- [WHAT IS NEEDED] Give the material once more, word for word, without any images.

- [DATA EXCERPT]
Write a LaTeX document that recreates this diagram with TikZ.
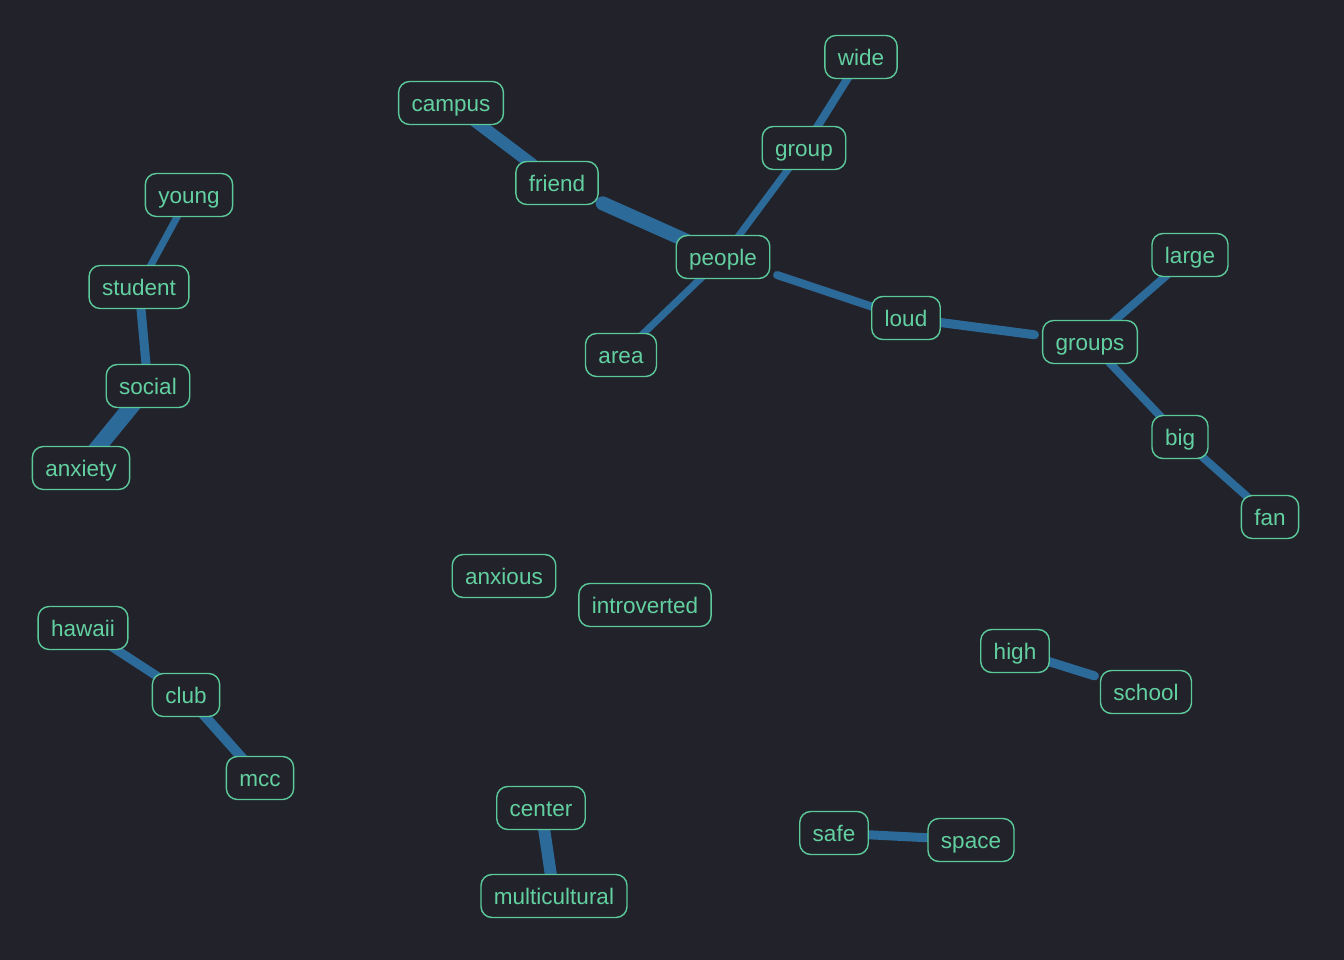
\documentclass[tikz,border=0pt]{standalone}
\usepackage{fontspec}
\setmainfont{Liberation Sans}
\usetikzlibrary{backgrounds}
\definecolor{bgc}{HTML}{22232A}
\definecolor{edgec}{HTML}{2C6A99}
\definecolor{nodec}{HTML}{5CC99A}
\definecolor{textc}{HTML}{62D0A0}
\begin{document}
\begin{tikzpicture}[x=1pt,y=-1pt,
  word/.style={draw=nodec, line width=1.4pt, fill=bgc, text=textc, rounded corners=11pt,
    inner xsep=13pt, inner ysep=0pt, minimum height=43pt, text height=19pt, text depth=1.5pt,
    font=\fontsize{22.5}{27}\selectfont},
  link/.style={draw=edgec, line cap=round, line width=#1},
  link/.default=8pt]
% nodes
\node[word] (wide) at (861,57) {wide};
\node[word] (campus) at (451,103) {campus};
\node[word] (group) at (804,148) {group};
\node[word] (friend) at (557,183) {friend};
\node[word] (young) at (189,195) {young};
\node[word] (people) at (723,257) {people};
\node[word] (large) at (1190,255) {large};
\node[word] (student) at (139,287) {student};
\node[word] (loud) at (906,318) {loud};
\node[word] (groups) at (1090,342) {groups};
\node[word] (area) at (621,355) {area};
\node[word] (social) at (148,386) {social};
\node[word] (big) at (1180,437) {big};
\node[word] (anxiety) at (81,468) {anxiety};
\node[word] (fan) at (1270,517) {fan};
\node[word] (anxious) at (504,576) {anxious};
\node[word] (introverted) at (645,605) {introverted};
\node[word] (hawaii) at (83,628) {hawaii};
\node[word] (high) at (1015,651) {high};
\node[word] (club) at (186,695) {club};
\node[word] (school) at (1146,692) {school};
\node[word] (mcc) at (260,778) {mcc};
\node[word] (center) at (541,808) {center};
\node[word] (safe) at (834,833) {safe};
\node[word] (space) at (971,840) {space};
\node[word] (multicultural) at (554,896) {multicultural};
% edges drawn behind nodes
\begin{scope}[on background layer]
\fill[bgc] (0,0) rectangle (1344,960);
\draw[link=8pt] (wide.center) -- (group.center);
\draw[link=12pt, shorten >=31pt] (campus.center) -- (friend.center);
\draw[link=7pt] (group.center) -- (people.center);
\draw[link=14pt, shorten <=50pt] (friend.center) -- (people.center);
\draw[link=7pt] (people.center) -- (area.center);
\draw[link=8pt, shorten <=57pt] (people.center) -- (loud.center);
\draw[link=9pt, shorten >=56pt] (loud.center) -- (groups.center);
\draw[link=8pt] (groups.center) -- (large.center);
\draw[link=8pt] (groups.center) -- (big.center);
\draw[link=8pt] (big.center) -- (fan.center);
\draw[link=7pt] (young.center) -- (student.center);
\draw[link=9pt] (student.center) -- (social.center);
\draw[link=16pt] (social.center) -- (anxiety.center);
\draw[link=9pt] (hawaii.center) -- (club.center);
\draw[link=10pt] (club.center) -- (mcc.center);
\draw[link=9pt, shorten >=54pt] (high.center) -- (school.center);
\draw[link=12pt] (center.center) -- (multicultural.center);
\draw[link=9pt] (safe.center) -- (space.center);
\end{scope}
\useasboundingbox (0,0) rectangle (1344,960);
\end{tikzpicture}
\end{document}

- [FINAL RESULT]
Write a LaTeX document that recreates this diagram with TikZ.
\documentclass[tikz,border=0pt]{standalone}
\usepackage{fontspec}
\setmainfont{Liberation Sans}
\usetikzlibrary{backgrounds}
\definecolor{bgc}{HTML}{22232A}
\definecolor{edgec}{HTML}{2C6A99}
\definecolor{nodec}{HTML}{5CC99A}
\definecolor{textc}{HTML}{62D0A0}
\begin{document}
\begin{tikzpicture}[x=1pt,y=-1pt,
  word/.style={draw=nodec, line width=1.4pt, fill=bgc, text=textc, rounded corners=11pt,
    inner xsep=13pt, inner ysep=0pt, minimum height=43pt, text height=19pt, text depth=1.5pt,
    font=\fontsize{22.5}{27}\selectfont},
  link/.style={draw=edgec, line cap=round, line width=#1},
  link/.default=8pt]
% nodes
\node[word] (wide) at (861,57) {wide};
\node[word] (campus) at (451,103) {campus};
\node[word] (group) at (804,148) {group};
\node[word] (friend) at (557,183) {friend};
\node[word] (young) at (189,195) {young};
\node[word] (people) at (723,257) {people};
\node[word] (large) at (1190,255) {large};
\node[word] (student) at (139,287) {student};
\node[word] (loud) at (906,318) {loud};
\node[word] (groups) at (1090,342) {groups};
\node[word] (area) at (621,355) {area};
\node[word] (social) at (148,386) {social};
\node[word] (big) at (1180,437) {big};
\node[word] (anxiety) at (81,468) {anxiety};
\node[word] (fan) at (1270,517) {fan};
\node[word] (anxious) at (504,576) {anxious};
\node[word] (introverted) at (645,605) {introverted};
\node[word] (hawaii) at (83,628) {hawaii};
\node[word] (high) at (1015,651) {high};
\node[word] (club) at (186,695) {club};
\node[word] (school) at (1146,692) {school};
\node[word] (mcc) at (260,778) {mcc};
\node[word] (center) at (541,808) {center};
\node[word] (safe) at (834,833) {safe};
\node[word] (space) at (971,840) {space};
\node[word] (multicultural) at (554,896) {multicultural};
% edges drawn behind nodes
\begin{scope}[on background layer]
\fill[bgc] (0,0) rectangle (1344,960);
\draw[link=8pt] (wide.center) -- (group.center);
\draw[link=12pt, shorten >=31pt] (campus.center) -- (friend.center);
\draw[link=7pt] (group.center) -- (people.center);
\draw[link=14pt, shorten <=50pt] (friend.center) -- (people.center);
\draw[link=7pt] (people.center) -- (area.center);
\draw[link=8pt, shorten <=57pt] (people.center) -- (loud.center);
\draw[link=9pt, shorten >=56pt] (loud.center) -- (groups.center);
\draw[link=8pt] (groups.center) -- (large.center);
\draw[link=8pt] (groups.center) -- (big.center);
\draw[link=8pt] (big.center) -- (fan.center);
\draw[link=7pt] (young.center) -- (student.center);
\draw[link=9pt] (student.center) -- (social.center);
\draw[link=16pt] (social.center) -- (anxiety.center);
\draw[link=9pt] (hawaii.center) -- (club.center);
\draw[link=10pt] (club.center) -- (mcc.center);
\draw[link=9pt, shorten >=54pt] (high.center) -- (school.center);
\draw[link=12pt] (center.center) -- (multicultural.center);
\draw[link=9pt] (safe.center) -- (space.center);
\end{scope}
\useasboundingbox (0,0) rectangle (1344,960);
\end{tikzpicture}
\end{document}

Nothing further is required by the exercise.